··· DATASET EXCERPT

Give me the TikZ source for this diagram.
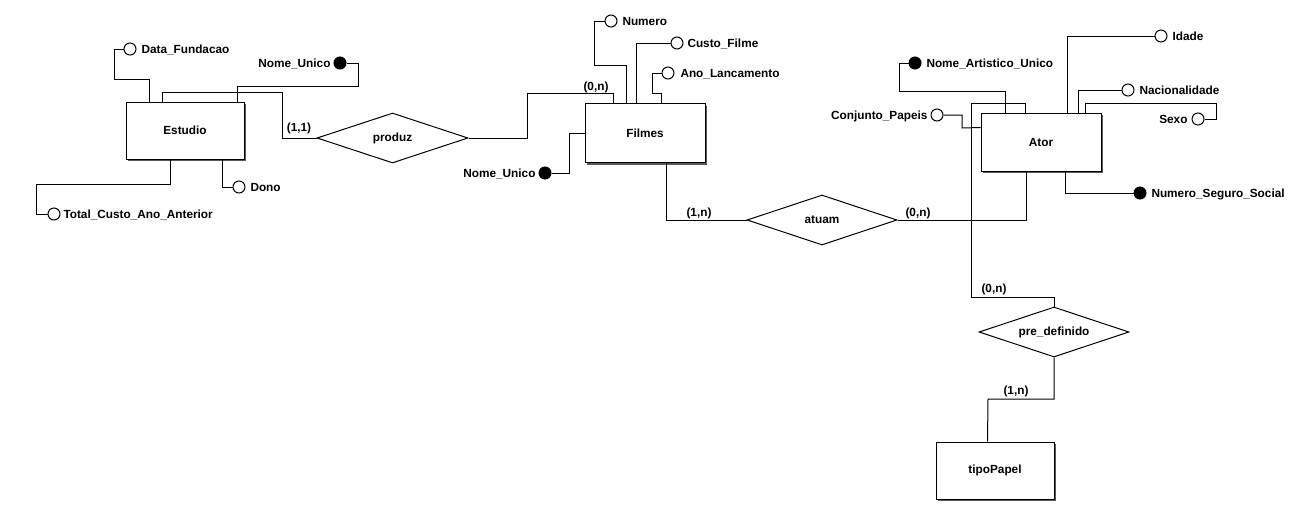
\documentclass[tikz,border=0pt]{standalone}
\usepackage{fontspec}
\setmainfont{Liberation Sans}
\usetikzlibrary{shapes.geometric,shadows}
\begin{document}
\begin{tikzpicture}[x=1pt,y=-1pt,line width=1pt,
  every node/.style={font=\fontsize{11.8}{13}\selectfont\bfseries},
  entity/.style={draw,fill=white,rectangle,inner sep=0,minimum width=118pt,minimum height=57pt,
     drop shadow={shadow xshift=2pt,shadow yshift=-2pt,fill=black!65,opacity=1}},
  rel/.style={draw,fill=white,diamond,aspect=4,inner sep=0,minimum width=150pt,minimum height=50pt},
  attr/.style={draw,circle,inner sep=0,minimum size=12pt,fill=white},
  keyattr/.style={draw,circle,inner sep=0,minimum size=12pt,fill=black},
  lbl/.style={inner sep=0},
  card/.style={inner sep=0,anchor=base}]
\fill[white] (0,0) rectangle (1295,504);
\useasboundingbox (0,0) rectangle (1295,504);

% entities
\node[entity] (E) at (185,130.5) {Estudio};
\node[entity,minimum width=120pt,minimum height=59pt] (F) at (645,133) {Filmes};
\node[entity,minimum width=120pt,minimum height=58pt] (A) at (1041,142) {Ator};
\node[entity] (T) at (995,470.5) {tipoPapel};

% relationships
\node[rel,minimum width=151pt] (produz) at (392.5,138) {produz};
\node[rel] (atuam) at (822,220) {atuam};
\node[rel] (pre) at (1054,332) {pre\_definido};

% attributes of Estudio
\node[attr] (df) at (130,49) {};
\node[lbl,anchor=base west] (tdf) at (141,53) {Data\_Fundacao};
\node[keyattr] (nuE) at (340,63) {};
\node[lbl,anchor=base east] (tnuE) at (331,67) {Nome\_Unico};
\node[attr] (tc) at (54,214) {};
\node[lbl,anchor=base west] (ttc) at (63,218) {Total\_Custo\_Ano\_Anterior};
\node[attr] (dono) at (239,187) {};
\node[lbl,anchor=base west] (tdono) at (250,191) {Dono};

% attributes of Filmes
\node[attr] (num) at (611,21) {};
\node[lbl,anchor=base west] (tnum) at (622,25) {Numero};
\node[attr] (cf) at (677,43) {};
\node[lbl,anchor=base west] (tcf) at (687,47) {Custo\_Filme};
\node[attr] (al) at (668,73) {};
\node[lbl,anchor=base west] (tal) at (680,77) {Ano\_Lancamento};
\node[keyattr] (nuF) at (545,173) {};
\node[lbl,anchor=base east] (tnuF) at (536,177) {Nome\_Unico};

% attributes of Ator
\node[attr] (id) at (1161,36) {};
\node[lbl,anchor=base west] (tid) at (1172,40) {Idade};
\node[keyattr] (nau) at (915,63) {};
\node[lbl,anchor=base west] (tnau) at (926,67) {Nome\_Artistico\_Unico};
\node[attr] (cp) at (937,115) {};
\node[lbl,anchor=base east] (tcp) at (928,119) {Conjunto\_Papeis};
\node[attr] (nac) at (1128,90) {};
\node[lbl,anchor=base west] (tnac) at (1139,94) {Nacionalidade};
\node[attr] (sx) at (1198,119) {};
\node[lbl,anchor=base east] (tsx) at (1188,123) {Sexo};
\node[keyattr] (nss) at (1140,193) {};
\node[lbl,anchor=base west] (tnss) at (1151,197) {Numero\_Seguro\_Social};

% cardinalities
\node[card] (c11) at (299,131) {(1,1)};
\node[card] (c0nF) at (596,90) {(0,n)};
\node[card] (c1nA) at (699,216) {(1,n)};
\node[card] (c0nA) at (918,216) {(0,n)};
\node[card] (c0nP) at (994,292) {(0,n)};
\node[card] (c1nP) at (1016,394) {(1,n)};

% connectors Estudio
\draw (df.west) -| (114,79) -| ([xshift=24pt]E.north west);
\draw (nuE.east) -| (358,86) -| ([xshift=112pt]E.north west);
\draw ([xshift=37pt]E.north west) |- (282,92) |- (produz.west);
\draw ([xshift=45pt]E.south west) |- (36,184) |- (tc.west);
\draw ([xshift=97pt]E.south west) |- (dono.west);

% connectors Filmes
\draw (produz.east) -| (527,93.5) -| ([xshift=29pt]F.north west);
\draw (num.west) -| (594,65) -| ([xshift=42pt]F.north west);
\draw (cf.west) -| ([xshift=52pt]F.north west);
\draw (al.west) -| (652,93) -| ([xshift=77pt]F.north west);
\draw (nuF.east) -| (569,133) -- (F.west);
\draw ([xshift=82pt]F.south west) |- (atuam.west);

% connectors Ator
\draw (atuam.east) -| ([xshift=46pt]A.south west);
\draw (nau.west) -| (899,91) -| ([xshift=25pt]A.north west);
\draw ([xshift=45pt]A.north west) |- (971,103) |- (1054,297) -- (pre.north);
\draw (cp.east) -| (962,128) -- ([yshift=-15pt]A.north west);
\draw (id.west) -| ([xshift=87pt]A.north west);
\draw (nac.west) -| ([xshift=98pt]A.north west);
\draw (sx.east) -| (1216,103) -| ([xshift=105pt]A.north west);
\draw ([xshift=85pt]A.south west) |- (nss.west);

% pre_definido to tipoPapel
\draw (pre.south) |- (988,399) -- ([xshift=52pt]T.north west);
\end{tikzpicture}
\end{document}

······

STATED PROBLEM: Give the material again exactly as it is, but keep the pictures out.

ANSWER TO THE PROBLEM:
Give me the TikZ source for this diagram.
\documentclass[tikz,border=0pt]{standalone}
\usepackage{fontspec}
\setmainfont{Liberation Sans}
\usetikzlibrary{shapes.geometric,shadows}
\begin{document}
\begin{tikzpicture}[x=1pt,y=-1pt,line width=1pt,
  every node/.style={font=\fontsize{11.8}{13}\selectfont\bfseries},
  entity/.style={draw,fill=white,rectangle,inner sep=0,minimum width=118pt,minimum height=57pt,
     drop shadow={shadow xshift=2pt,shadow yshift=-2pt,fill=black!65,opacity=1}},
  rel/.style={draw,fill=white,diamond,aspect=4,inner sep=0,minimum width=150pt,minimum height=50pt},
  attr/.style={draw,circle,inner sep=0,minimum size=12pt,fill=white},
  keyattr/.style={draw,circle,inner sep=0,minimum size=12pt,fill=black},
  lbl/.style={inner sep=0},
  card/.style={inner sep=0,anchor=base}]
\fill[white] (0,0) rectangle (1295,504);
\useasboundingbox (0,0) rectangle (1295,504);

% entities
\node[entity] (E) at (185,130.5) {Estudio};
\node[entity,minimum width=120pt,minimum height=59pt] (F) at (645,133) {Filmes};
\node[entity,minimum width=120pt,minimum height=58pt] (A) at (1041,142) {Ator};
\node[entity] (T) at (995,470.5) {tipoPapel};

% relationships
\node[rel,minimum width=151pt] (produz) at (392.5,138) {produz};
\node[rel] (atuam) at (822,220) {atuam};
\node[rel] (pre) at (1054,332) {pre\_definido};

% attributes of Estudio
\node[attr] (df) at (130,49) {};
\node[lbl,anchor=base west] (tdf) at (141,53) {Data\_Fundacao};
\node[keyattr] (nuE) at (340,63) {};
\node[lbl,anchor=base east] (tnuE) at (331,67) {Nome\_Unico};
\node[attr] (tc) at (54,214) {};
\node[lbl,anchor=base west] (ttc) at (63,218) {Total\_Custo\_Ano\_Anterior};
\node[attr] (dono) at (239,187) {};
\node[lbl,anchor=base west] (tdono) at (250,191) {Dono};

% attributes of Filmes
\node[attr] (num) at (611,21) {};
\node[lbl,anchor=base west] (tnum) at (622,25) {Numero};
\node[attr] (cf) at (677,43) {};
\node[lbl,anchor=base west] (tcf) at (687,47) {Custo\_Filme};
\node[attr] (al) at (668,73) {};
\node[lbl,anchor=base west] (tal) at (680,77) {Ano\_Lancamento};
\node[keyattr] (nuF) at (545,173) {};
\node[lbl,anchor=base east] (tnuF) at (536,177) {Nome\_Unico};

% attributes of Ator
\node[attr] (id) at (1161,36) {};
\node[lbl,anchor=base west] (tid) at (1172,40) {Idade};
\node[keyattr] (nau) at (915,63) {};
\node[lbl,anchor=base west] (tnau) at (926,67) {Nome\_Artistico\_Unico};
\node[attr] (cp) at (937,115) {};
\node[lbl,anchor=base east] (tcp) at (928,119) {Conjunto\_Papeis};
\node[attr] (nac) at (1128,90) {};
\node[lbl,anchor=base west] (tnac) at (1139,94) {Nacionalidade};
\node[attr] (sx) at (1198,119) {};
\node[lbl,anchor=base east] (tsx) at (1188,123) {Sexo};
\node[keyattr] (nss) at (1140,193) {};
\node[lbl,anchor=base west] (tnss) at (1151,197) {Numero\_Seguro\_Social};

% cardinalities
\node[card] (c11) at (299,131) {(1,1)};
\node[card] (c0nF) at (596,90) {(0,n)};
\node[card] (c1nA) at (699,216) {(1,n)};
\node[card] (c0nA) at (918,216) {(0,n)};
\node[card] (c0nP) at (994,292) {(0,n)};
\node[card] (c1nP) at (1016,394) {(1,n)};

% connectors Estudio
\draw (df.west) -| (114,79) -| ([xshift=24pt]E.north west);
\draw (nuE.east) -| (358,86) -| ([xshift=112pt]E.north west);
\draw ([xshift=37pt]E.north west) |- (282,92) |- (produz.west);
\draw ([xshift=45pt]E.south west) |- (36,184) |- (tc.west);
\draw ([xshift=97pt]E.south west) |- (dono.west);

% connectors Filmes
\draw (produz.east) -| (527,93.5) -| ([xshift=29pt]F.north west);
\draw (num.west) -| (594,65) -| ([xshift=42pt]F.north west);
\draw (cf.west) -| ([xshift=52pt]F.north west);
\draw (al.west) -| (652,93) -| ([xshift=77pt]F.north west);
\draw (nuF.east) -| (569,133) -- (F.west);
\draw ([xshift=82pt]F.south west) |- (atuam.west);

% connectors Ator
\draw (atuam.east) -| ([xshift=46pt]A.south west);
\draw (nau.west) -| (899,91) -| ([xshift=25pt]A.north west);
\draw ([xshift=45pt]A.north west) |- (971,103) |- (1054,297) -- (pre.north);
\draw (cp.east) -| (962,128) -- ([yshift=-15pt]A.north west);
\draw (id.west) -| ([xshift=87pt]A.north west);
\draw (nac.west) -| ([xshift=98pt]A.north west);
\draw (sx.east) -| (1216,103) -| ([xshift=105pt]A.north west);
\draw ([xshift=85pt]A.south west) |- (nss.west);

% pre_definido to tipoPapel
\draw (pre.south) |- (988,399) -- ([xshift=52pt]T.north west);
\end{tikzpicture}
\end{document}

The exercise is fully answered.